- _Stated goal_
Leave out the pictures and transcribe everything else exactly.

- _Dataset excerpt_
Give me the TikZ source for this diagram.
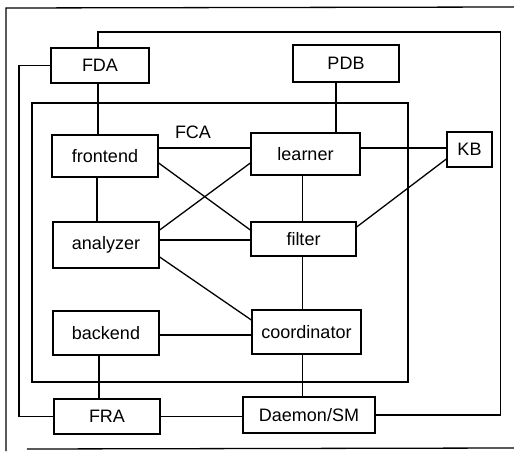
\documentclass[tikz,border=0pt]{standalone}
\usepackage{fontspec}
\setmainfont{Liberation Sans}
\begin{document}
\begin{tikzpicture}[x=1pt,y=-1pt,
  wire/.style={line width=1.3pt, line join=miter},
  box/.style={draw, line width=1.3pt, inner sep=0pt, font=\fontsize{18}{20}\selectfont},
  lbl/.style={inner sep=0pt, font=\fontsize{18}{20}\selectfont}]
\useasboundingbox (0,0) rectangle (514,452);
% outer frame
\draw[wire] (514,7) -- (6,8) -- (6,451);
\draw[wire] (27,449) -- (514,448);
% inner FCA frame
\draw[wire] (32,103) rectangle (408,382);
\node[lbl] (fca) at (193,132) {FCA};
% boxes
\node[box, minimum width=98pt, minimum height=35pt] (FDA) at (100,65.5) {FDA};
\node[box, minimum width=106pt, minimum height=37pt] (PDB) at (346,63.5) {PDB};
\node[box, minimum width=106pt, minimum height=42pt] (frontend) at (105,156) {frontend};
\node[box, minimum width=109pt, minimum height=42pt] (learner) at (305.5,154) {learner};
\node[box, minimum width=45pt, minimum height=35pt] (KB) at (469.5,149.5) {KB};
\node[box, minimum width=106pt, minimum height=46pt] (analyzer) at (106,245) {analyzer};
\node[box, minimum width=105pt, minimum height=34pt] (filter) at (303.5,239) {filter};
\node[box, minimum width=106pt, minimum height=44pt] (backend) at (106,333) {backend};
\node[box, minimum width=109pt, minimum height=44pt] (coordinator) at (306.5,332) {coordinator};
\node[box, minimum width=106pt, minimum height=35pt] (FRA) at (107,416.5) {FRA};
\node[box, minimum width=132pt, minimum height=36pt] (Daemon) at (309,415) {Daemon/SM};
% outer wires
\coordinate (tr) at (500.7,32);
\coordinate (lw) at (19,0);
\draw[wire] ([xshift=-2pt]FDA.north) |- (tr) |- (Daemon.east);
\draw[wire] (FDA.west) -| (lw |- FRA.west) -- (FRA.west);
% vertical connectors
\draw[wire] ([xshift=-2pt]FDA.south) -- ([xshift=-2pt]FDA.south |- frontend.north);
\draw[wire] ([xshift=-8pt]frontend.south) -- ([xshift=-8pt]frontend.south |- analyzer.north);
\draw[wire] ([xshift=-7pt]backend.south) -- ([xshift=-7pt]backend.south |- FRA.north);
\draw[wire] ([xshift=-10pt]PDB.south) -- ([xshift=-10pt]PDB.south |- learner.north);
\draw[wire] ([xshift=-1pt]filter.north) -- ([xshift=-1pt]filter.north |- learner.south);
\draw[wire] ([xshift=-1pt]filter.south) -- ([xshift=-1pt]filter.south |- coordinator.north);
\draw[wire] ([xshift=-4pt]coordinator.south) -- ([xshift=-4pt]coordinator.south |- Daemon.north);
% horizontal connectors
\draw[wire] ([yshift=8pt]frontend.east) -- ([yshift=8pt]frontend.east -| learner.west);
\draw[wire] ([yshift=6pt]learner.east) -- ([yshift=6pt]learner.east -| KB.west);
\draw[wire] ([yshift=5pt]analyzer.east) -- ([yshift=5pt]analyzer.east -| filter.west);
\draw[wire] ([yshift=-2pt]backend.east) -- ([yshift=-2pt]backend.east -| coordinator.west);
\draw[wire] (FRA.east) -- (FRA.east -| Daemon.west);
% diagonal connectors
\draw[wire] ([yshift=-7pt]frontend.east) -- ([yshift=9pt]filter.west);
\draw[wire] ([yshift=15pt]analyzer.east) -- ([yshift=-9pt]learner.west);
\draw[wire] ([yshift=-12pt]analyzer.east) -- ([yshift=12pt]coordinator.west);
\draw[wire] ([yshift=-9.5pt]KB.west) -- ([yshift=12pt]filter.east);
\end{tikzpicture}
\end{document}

- _Output below_
Give me the TikZ source for this diagram.
\documentclass[tikz,border=0pt]{standalone}
\usepackage{fontspec}
\setmainfont{Liberation Sans}
\begin{document}
\begin{tikzpicture}[x=1pt,y=-1pt,
  wire/.style={line width=1.3pt, line join=miter},
  box/.style={draw, line width=1.3pt, inner sep=0pt, font=\fontsize{18}{20}\selectfont},
  lbl/.style={inner sep=0pt, font=\fontsize{18}{20}\selectfont}]
\useasboundingbox (0,0) rectangle (514,452);
% outer frame
\draw[wire] (514,7) -- (6,8) -- (6,451);
\draw[wire] (27,449) -- (514,448);
% inner FCA frame
\draw[wire] (32,103) rectangle (408,382);
\node[lbl] (fca) at (193,132) {FCA};
% boxes
\node[box, minimum width=98pt, minimum height=35pt] (FDA) at (100,65.5) {FDA};
\node[box, minimum width=106pt, minimum height=37pt] (PDB) at (346,63.5) {PDB};
\node[box, minimum width=106pt, minimum height=42pt] (frontend) at (105,156) {frontend};
\node[box, minimum width=109pt, minimum height=42pt] (learner) at (305.5,154) {learner};
\node[box, minimum width=45pt, minimum height=35pt] (KB) at (469.5,149.5) {KB};
\node[box, minimum width=106pt, minimum height=46pt] (analyzer) at (106,245) {analyzer};
\node[box, minimum width=105pt, minimum height=34pt] (filter) at (303.5,239) {filter};
\node[box, minimum width=106pt, minimum height=44pt] (backend) at (106,333) {backend};
\node[box, minimum width=109pt, minimum height=44pt] (coordinator) at (306.5,332) {coordinator};
\node[box, minimum width=106pt, minimum height=35pt] (FRA) at (107,416.5) {FRA};
\node[box, minimum width=132pt, minimum height=36pt] (Daemon) at (309,415) {Daemon/SM};
% outer wires
\coordinate (tr) at (500.7,32);
\coordinate (lw) at (19,0);
\draw[wire] ([xshift=-2pt]FDA.north) |- (tr) |- (Daemon.east);
\draw[wire] (FDA.west) -| (lw |- FRA.west) -- (FRA.west);
% vertical connectors
\draw[wire] ([xshift=-2pt]FDA.south) -- ([xshift=-2pt]FDA.south |- frontend.north);
\draw[wire] ([xshift=-8pt]frontend.south) -- ([xshift=-8pt]frontend.south |- analyzer.north);
\draw[wire] ([xshift=-7pt]backend.south) -- ([xshift=-7pt]backend.south |- FRA.north);
\draw[wire] ([xshift=-10pt]PDB.south) -- ([xshift=-10pt]PDB.south |- learner.north);
\draw[wire] ([xshift=-1pt]filter.north) -- ([xshift=-1pt]filter.north |- learner.south);
\draw[wire] ([xshift=-1pt]filter.south) -- ([xshift=-1pt]filter.south |- coordinator.north);
\draw[wire] ([xshift=-4pt]coordinator.south) -- ([xshift=-4pt]coordinator.south |- Daemon.north);
% horizontal connectors
\draw[wire] ([yshift=8pt]frontend.east) -- ([yshift=8pt]frontend.east -| learner.west);
\draw[wire] ([yshift=6pt]learner.east) -- ([yshift=6pt]learner.east -| KB.west);
\draw[wire] ([yshift=5pt]analyzer.east) -- ([yshift=5pt]analyzer.east -| filter.west);
\draw[wire] ([yshift=-2pt]backend.east) -- ([yshift=-2pt]backend.east -| coordinator.west);
\draw[wire] (FRA.east) -- (FRA.east -| Daemon.west);
% diagonal connectors
\draw[wire] ([yshift=-7pt]frontend.east) -- ([yshift=9pt]filter.west);
\draw[wire] ([yshift=15pt]analyzer.east) -- ([yshift=-9pt]learner.west);
\draw[wire] ([yshift=-12pt]analyzer.east) -- ([yshift=12pt]coordinator.west);
\draw[wire] ([yshift=-9.5pt]KB.west) -- ([yshift=12pt]filter.east);
\end{tikzpicture}
\end{document}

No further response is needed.